Friday, January 05, 2007

More on "variables must vary"   posted by agnostic @ 1/05/2007 04:50:00 PM

Returning to a previous post of p-ter's, a common fallacy in popular discussions that involve statistics is to assert that "variable" X doesn't predict outcomes in Y very well, so X is of little consequence when we're talking about Y, despite the fact that the values of X didn't vary that much to begin with in the sample on which we based our conclusion. So, tautologically, variation in X will account for a pitiful fraction of the variation in Y or anything else. You have to allow X to vary to see what influence it's capable of. Imagine you looked at variation in height among NBA players, and it turned out that it was a poor predictor of MVP status. It would be silly to conclude that height is of little importance here -- just ask the 99.9% of male adults who are below the mean height in the NBA of 6 ft 7 in (cite; assume normal distribution with pop mean and SD = 70 in and 3 in). If you let height vary as it does in the population by letting anyone play in the NBA, of course it would be a good predictor of excellence in basketball.
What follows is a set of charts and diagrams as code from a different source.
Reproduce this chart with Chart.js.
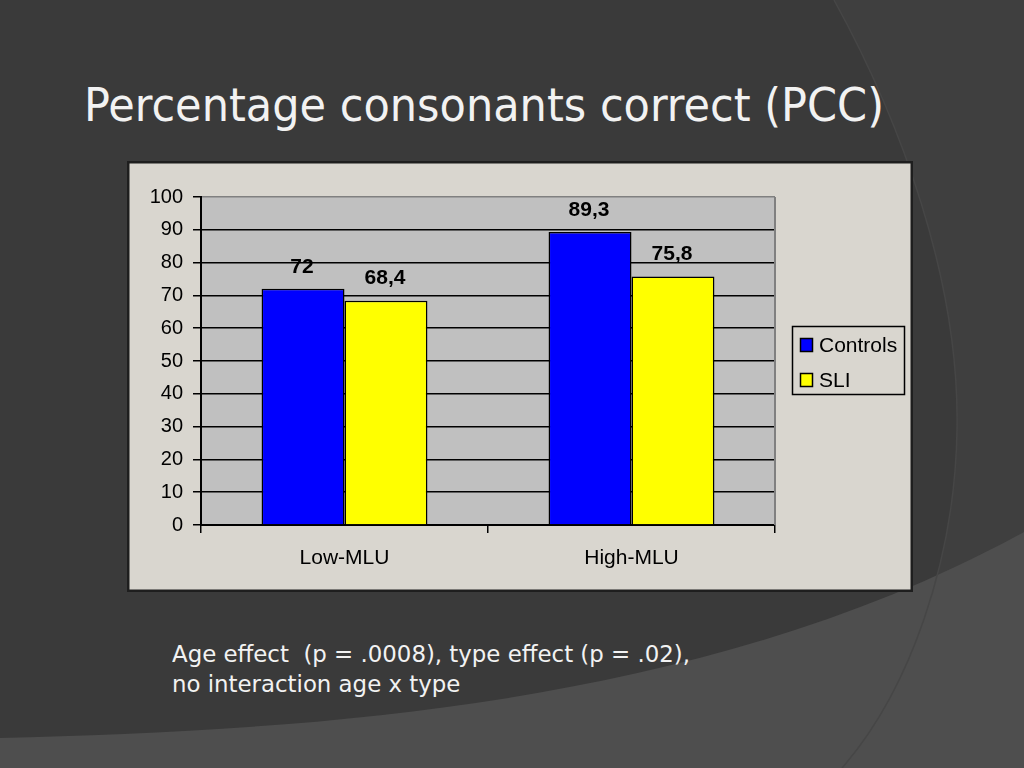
<!DOCTYPE html>
<html><head><meta charset="utf-8">
<script src="https://cdn.jsdelivr.net/npm/chart.js@4.4.1/dist/chart.umd.min.js"></script>
<style>
html,body{margin:0;padding:0;width:1024px;height:768px;overflow:hidden;background:#3a3a3a;}
#bg{position:absolute;left:0;top:0;}
.txt{position:absolute;color:#f2f2f2;font-family:"Liberation Sans Narrow","DejaVu Sans Condensed",sans-serif;white-space:nowrap;transform-origin:0 0;}
#title{left:84px;top:81px;font-size:47px;line-height:47px;}
#note{left:172px;top:639px;font-size:23px;line-height:30px;}
#wrap{position:absolute;left:127px;top:161px;width:786px;height:431px;}
</style></head><body>
<svg id="bg" width="1024" height="768">
  <rect width="1024" height="768" fill="#3a3a3a"/>
  <path d="M834,0 C 900,120 960,280 957,430 C 955,560 910,690 842,768 L1024,768 L1024,0 Z" fill="#3f3f3f"/>
  <path d="M0,738 C 300,730 700,710 1024,532 L1024,768 L0,768 Z" fill="#4e4e4e"/>
  <path d="M834,0 C 900,120 960,280 957,430 C 955,560 910,690 842,768" fill="none" stroke="#464646" stroke-width="1.5"/>
</svg>
<div id="title" class="txt"><span id="t1">Percentage consonants correct (PCC)</span></div>
<div id="note" class="txt"><span id="n1">Age effect&nbsp; (p = .0008), type effect (p = .02),</span><br><span>no interaction age x type</span></div>
<div id="wrap"><canvas id="c" width="786" height="431"></canvas></div>
<script>
const categories = ['Low-MLU', 'High-MLU'];
const seriesNames = ['Controls', 'SLI'];
const controlsValues = [72, 89.3];
const sliValues = [68.4, 75.8];
const seriesColors = ['#0000FF', '#FFFF00'];
const yMin = 0, yMax = 100, yStep = 10;

function fitWidth(el, span, target){
  const w = span.getBoundingClientRect().width;
  el.style.transform = 'scaleX(' + (target / w) + ')';
}
fitWidth(document.getElementById('title'), document.getElementById('t1'), 800);
fitWidth(document.getElementById('note'), document.getElementById('n1'), 518);

const FONT = "'Liberation Sans', Arial, sans-serif";

const panelPlugin = {
  id: 'panel',
  beforeDraw(chart){
    const ctx = chart.ctx, a = chart.chartArea;
    ctx.save();
    ctx.fillStyle = '#D9D6CF';
    ctx.fillRect(0, 0, chart.width, chart.height);
    ctx.strokeStyle = '#1e1e1e';
    ctx.lineWidth = 2.5;
    ctx.strokeRect(1.25, 1.25, chart.width - 2.5, chart.height - 2.5);
    ctx.fillStyle = '#C0C0C0';
    ctx.fillRect(a.left, a.top, a.right - a.left, a.bottom - a.top);
    ctx.restore();
  },
  afterDatasetsDraw(chart){
    const ctx = chart.ctx, a = chart.chartArea;
    ctx.save();
    ctx.strokeStyle = '#808080';
    ctx.lineWidth = 2;
    ctx.beginPath();
    ctx.moveTo(a.right, a.top);
    ctx.lineTo(a.right, a.bottom);
    ctx.stroke();
    // value labels
    ctx.fillStyle = '#000';
    ctx.font = 'bold 21px ' + FONT;
    ctx.textAlign = 'center';
    ctx.textBaseline = 'middle';
    chart.data.datasets.forEach((ds, i) => {
      chart.getDatasetMeta(i).data.forEach((bar, j) => {
        ctx.fillText(String(ds.data[j]).replace('.', ','), bar.x - 1, bar.y - 22);
      });
    });
    // legend
    ctx.lineWidth = 1.5;
    ctx.strokeStyle = '#000';
    ctx.strokeRect(665.5, 165.5, 112, 68);
    ctx.font = '21px ' + FONT;
    ctx.textAlign = 'left';
    chart.data.datasets.forEach((ds, i) => {
      const cy = 184 + i * 35;
      ctx.fillStyle = ds.backgroundColor;
      ctx.fillRect(673.5, cy - 6.5, 12, 13);
      ctx.strokeRect(673.5, cy - 6.5, 12, 13);
      ctx.fillStyle = '#000';
      ctx.fillText(ds.label, 692, cy + 1);
    });
    ctx.restore();
  }
};

new Chart(document.getElementById('c'), {
  type: 'bar',
  data: {
    labels: categories,
    datasets: [
      { label: seriesNames[0], data: controlsValues, backgroundColor: seriesColors[0], borderColor: '#000', borderWidth: 1.5 },
      { label: seriesNames[1], data: sliValues, backgroundColor: seriesColors[1], borderColor: '#000', borderWidth: 1.5 }
    ]
  },
  options: {
    responsive: false,
    animation: false,
    layout: { padding: { left: 0, right: 138, top: 36, bottom: 0 } },
    datasets: { bar: { barPercentage: 1, categoryPercentage: 0.578 } },
    plugins: { legend: { display: false }, tooltip: { enabled: false } },
    scales: {
      x: {
        grid: { offset: true, drawOnChartArea: false, drawTicks: true, tickLength: 8, color: '#000', lineWidth: 1.5 },
        border: { color: '#000', width: 2 },
        ticks: { color: '#000', font: { family: FONT, size: 21 }, padding: 13 },
        afterFit(s){ s.height = 67; }
      },
      y: {
        min: yMin, max: yMax,
        ticks: { stepSize: yStep, color: '#000', font: { family: FONT, size: 20 }, padding: 10 },
        grid: { color: c => (c.tick && c.tick.value === yMax) ? '#808080' : '#000', lineWidth: 1.5, tickLength: 8, tickColor: '#000' },
        border: { color: '#000', width: 2 },
        afterFit(s){ s.width = 74; }
      }
    }
  },
  plugins: [panelPlugin]
});
</script>
</body></html>
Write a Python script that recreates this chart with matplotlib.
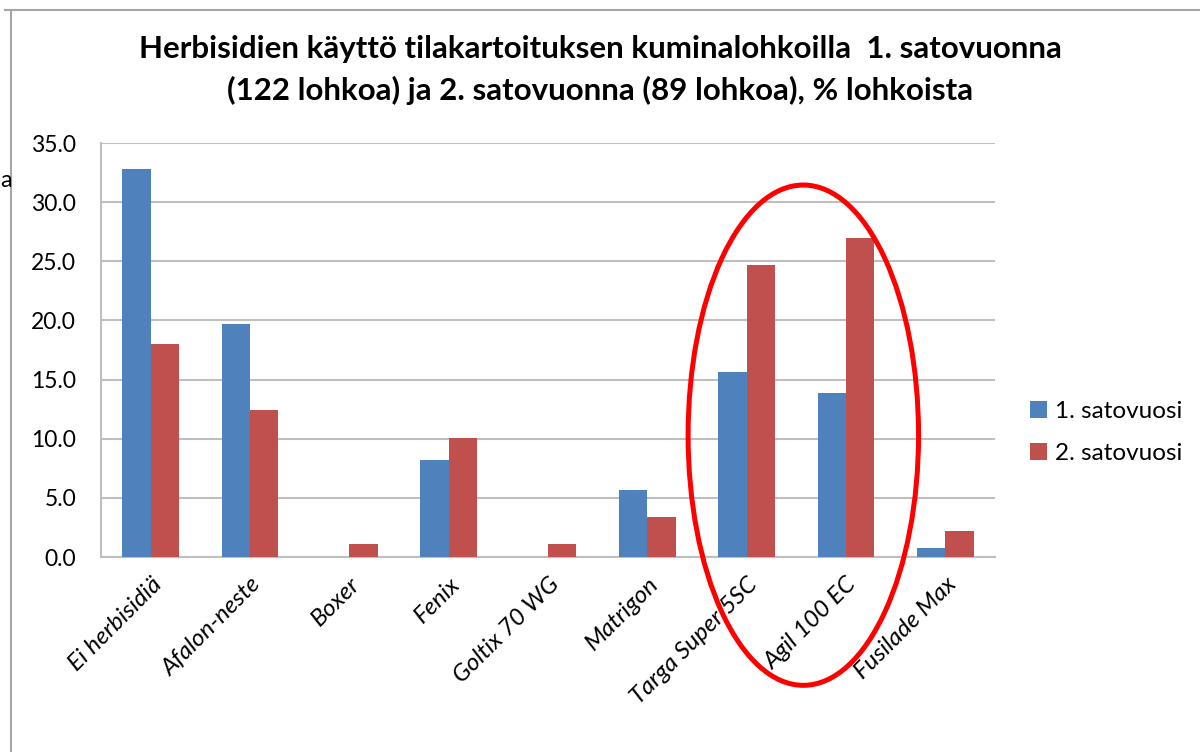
import matplotlib
matplotlib.use("Agg")
import matplotlib.pyplot as plt
from matplotlib.patches import Ellipse
from matplotlib.lines import Line2D
import numpy as np

# tuotteet ja osuudet (% lohkoista)
tuotteet = ["Ei herbisidiä", "Afalon-neste", "Boxer", "Fenix", "Goltix 70 WG",
            "Matrigon", "Targa Super 5SC", "Agil 100 EC", "Fusilade Max"]
satovuosi1 = [32.8, 19.7, 0.0, 8.2, 0.0, 5.7, 15.6, 13.9, 0.8]
satovuosi2 = [18.0, 12.4, 1.1, 10.1, 1.1, 3.4, 24.7, 27.0, 2.2]
sarjat = ["1. satovuosi", "2. satovuosi"]
yticks = [0, 5, 10, 15, 20, 25, 30, 35]

otsikko = ("Herbisidien käyttö tilakartoituksen kuminalohkoilla  1. satovuonna\n"
           "(122 lohkoa) ja 2. satovuonna (89 lohkoa), % lohkoista")

plt.rcParams["font.family"] = ["Lato", "DejaVu Sans"]

fig = plt.figure(figsize=(12, 7.52), dpi=100)
ax = fig.add_axes([0.0842, 0.2593, 0.7450, 0.5505])

x = np.arange(len(tuotteet))
w = 0.286
ax.bar(x - w / 2, satovuosi1, w, color="#4F81BD", label=sarjat[0], zorder=3)
ax.bar(x + w / 2, satovuosi2, w, color="#C0504D", label=sarjat[1], zorder=3)

ax.set_xlim(-0.5, len(tuotteet) - 0.5)
ax.set_ylim(0, 35)
ax.set_yticks(yticks)
ax.set_yticklabels(["%.1f" % v for v in yticks], fontsize=16.5)
ax.set_xticks(x)
ax.set_xticklabels(tuotteet, rotation=45, ha="right", rotation_mode="anchor",
                   fontsize=17.5, style="italic")
ax.tick_params(axis="y", length=0, pad=18)
ax.tick_params(axis="x", length=0, pad=12)

ax.grid(axis="y", color="#BFBFBF", linewidth=1.5, zorder=0)
for s in ["top", "right"]:
    ax.spines[s].set_visible(False)
for s in ["left", "bottom"]:
    ax.spines[s].set_color("#BFBFBF")
    ax.spines[s].set_linewidth(1.5)

fig.text(0.5, 0.907, otsikko, ha="center", va="center", fontsize=22.5,
         fontweight="bold", linespacing=1.5)

fig.legend(loc="center left", bbox_to_anchor=(0.84, 0.425), frameon=False,
           fontsize=17.5, handlelength=0.7, handleheight=0.7, handletextpad=0.35,
           labelspacing=0.85)

# punainen rengas Targa Super 5SC ja Agil 100 EC ympärillä
ax.add_patch(Ellipse((6.57, 10.3), 2.32, 42.3, fill=False, edgecolor="red",
                     linewidth=3.6, clip_on=False, zorder=5))

# kuvan reunaviivat
fig.add_artist(Line2D([0.009, 0.009], [0.0, 0.987], color="#A6A6A6", linewidth=1.5))
fig.add_artist(Line2D([0.004, 1.0], [0.987, 0.987], color="#A6A6A6", linewidth=1.5))
fig.text(0.0, 0.76, "a", fontsize=17, ha="left", va="center")

fig.savefig("out.png", dpi=100)
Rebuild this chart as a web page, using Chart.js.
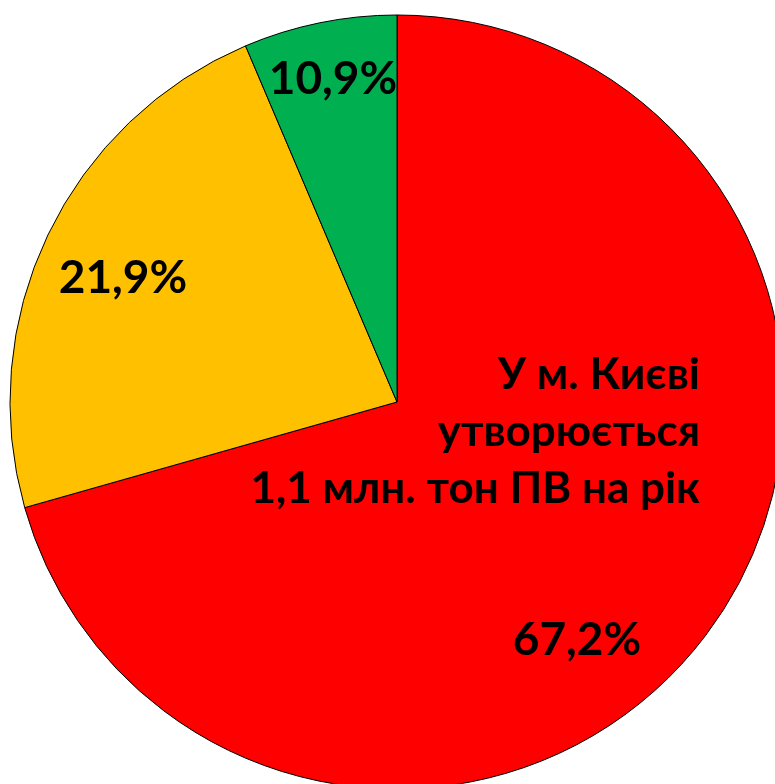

On that note, there's an NYT article about some new algorithms Google is developing -- not those that deliver the most relevant sites given your search query, but ones being developed to best predict success within the company. That way, managers can cut out a lot of the guesswork involved in hiring. In short, they adminstered a battery of questions to their employees, gathered performance data on these employees, and looked for which "biodata" variables best predicted success. As for academic performance:

Among the first results was confirmation that Google's obsession with academic performance was not always correlated with success at the company.

"Sometimes too much schooling will be a detriment to you in your job," Dr. Carlisle said, adding that not all of the more than 600 people with doctorates at Google are equally well suited to their current assignments.

Well, sure, and height is "not always" correlated with success in the NBA, and "not all" of the NBA players with collegiate MVP awards are equally well suited to their professional assignments. But at a firm like Google, standardized mean and variation in academic performance, book smarts, or g must be similar to those of height in the NBA, or else Google wouldn't be the giant that it is. Thus, the fact that engineer A got an 800 on the Math GRE and a 3.8 GPA, while engineer B got a 780 and 3.7, is not going to tell you much about who is more likely to come up with the next big idea -- presumably the behavior and personality variables would do more of the work, such as if one of the engineers is curious and the other is close-minded. But as with socialist basketball, in a Google where anyone was free to work as an engineer, g and its correlates would account for a hefty portion of the variance in performance. Linda Gottfredson has many free articles on g in the workplace at her webpage. I doubt that these subtleties are lost on the people at Google, but journalists could cure much of their innumeracy with a handful of weekend workshops on statistical fallacies common in reporting.